For this demonstration, we will be using the tips.csv dataset. Use the following steps to save this file to a project in Cloudera Data Science Workbench, and then load it into a table in Apache Impala.
  1. Create a new Cloudera Machine Learning project.
  2. Create a folder called data and upload tips.csv to this folder. For detailed instructions, see Managing Project Files.
  3. The next steps require access to services on the CDH cluster. If Kerberos has been enabled on the cluster, enter your credentials (username, password/keytab) in Cloudera Machine Learning to enable access.

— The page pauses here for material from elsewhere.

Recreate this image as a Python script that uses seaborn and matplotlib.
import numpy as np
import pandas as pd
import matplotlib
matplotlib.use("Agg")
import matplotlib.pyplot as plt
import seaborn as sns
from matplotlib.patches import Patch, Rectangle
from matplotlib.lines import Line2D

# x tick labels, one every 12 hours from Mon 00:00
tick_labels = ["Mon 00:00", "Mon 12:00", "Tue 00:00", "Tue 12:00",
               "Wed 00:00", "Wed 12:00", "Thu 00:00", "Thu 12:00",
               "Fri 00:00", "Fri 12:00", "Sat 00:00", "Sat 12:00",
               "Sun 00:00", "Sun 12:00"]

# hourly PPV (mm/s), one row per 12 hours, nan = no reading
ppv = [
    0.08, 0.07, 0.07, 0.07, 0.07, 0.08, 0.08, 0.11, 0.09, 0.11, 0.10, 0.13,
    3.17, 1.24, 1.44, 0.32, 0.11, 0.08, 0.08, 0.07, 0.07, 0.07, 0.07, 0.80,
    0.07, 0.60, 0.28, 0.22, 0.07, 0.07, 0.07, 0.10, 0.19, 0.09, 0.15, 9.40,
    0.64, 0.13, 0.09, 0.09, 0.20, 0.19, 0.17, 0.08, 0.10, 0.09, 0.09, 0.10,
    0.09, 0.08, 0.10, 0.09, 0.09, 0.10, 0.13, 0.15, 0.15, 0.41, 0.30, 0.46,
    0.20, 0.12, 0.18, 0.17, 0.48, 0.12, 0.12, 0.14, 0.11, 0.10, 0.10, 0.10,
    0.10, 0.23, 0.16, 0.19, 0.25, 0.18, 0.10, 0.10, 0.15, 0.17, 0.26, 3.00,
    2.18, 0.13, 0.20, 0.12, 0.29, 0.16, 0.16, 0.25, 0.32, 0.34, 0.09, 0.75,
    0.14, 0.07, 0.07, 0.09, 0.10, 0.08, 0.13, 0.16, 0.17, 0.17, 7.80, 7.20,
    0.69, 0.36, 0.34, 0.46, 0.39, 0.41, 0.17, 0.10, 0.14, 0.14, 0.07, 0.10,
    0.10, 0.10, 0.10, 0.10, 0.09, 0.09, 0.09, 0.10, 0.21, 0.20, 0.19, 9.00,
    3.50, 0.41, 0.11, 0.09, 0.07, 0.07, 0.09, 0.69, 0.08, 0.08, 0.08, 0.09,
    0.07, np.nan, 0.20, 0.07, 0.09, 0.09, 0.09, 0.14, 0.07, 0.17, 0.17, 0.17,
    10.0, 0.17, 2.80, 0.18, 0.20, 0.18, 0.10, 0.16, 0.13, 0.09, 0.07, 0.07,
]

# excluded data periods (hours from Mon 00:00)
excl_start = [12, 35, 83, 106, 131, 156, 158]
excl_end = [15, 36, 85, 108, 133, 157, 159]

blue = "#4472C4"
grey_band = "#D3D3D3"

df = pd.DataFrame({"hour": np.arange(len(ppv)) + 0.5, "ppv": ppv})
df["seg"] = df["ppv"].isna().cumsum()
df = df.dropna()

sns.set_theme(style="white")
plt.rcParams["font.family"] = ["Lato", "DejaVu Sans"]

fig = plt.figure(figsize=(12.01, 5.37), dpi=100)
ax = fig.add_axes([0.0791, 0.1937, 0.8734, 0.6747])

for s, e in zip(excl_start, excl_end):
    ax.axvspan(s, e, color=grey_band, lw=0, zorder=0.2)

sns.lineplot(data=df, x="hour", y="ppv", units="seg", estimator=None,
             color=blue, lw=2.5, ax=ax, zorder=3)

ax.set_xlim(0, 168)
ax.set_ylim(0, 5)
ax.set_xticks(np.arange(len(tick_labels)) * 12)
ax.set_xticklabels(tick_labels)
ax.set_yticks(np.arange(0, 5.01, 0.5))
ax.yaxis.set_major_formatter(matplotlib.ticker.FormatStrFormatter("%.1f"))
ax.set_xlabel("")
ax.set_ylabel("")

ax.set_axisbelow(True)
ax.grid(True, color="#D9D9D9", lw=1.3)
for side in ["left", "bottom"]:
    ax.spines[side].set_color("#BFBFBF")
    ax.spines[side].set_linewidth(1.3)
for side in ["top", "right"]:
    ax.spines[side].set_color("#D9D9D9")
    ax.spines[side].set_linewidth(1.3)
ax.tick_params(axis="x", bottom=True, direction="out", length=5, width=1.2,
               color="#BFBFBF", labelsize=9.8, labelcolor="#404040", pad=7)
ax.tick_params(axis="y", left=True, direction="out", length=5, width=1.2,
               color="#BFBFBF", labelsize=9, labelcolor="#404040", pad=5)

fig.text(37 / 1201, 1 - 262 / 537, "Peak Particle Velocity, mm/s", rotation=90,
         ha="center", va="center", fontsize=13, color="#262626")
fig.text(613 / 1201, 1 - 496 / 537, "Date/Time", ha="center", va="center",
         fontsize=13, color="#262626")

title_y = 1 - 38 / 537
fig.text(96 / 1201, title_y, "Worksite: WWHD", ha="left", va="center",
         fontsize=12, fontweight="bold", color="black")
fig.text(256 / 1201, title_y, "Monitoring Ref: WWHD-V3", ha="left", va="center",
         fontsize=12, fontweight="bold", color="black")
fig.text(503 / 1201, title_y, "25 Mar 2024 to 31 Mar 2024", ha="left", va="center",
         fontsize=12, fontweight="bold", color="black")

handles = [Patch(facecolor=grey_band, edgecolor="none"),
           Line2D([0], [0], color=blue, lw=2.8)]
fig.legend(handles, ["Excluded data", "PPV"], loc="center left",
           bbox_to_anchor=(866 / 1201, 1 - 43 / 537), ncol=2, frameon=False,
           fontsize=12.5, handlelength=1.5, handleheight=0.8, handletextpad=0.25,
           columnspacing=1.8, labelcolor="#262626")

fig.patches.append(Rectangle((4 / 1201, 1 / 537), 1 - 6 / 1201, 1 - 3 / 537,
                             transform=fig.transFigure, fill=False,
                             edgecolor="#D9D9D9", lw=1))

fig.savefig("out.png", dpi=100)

For instructions, see Hadoop Authentication with FreeIPA for ML Workspaces.
  4. Navigate back to the project Overview page and click Open Workbench.
  5. Launch a new session (Python or R).
  6. Open the Terminal.
    1. Run the following command to create an empty table in Impala called tips. Replace <impala_daemon_hostname> with the hostname for your Impala daemon.
      impala-shell -i <impala_daemon_hostname>:21000 -q '
        CREATE TABLE default.tips (
          `total_bill` FLOAT,
          `tip` FLOAT,
          `sex` STRING,
          `smoker` STRING,
          `day` STRING,
          `time` STRING,
          `size` TINYINT)
        ROW FORMAT DELIMITED FIELDS TERMINATED BY ","
        LOCATION "hdfs:///user/hive/warehouse/tips/";'
    2. Run the following command to load data from the /data/tips.csv file into the Impala table.
      hdfs dfs -put data/tips.csv /user/hive/warehouse/tips/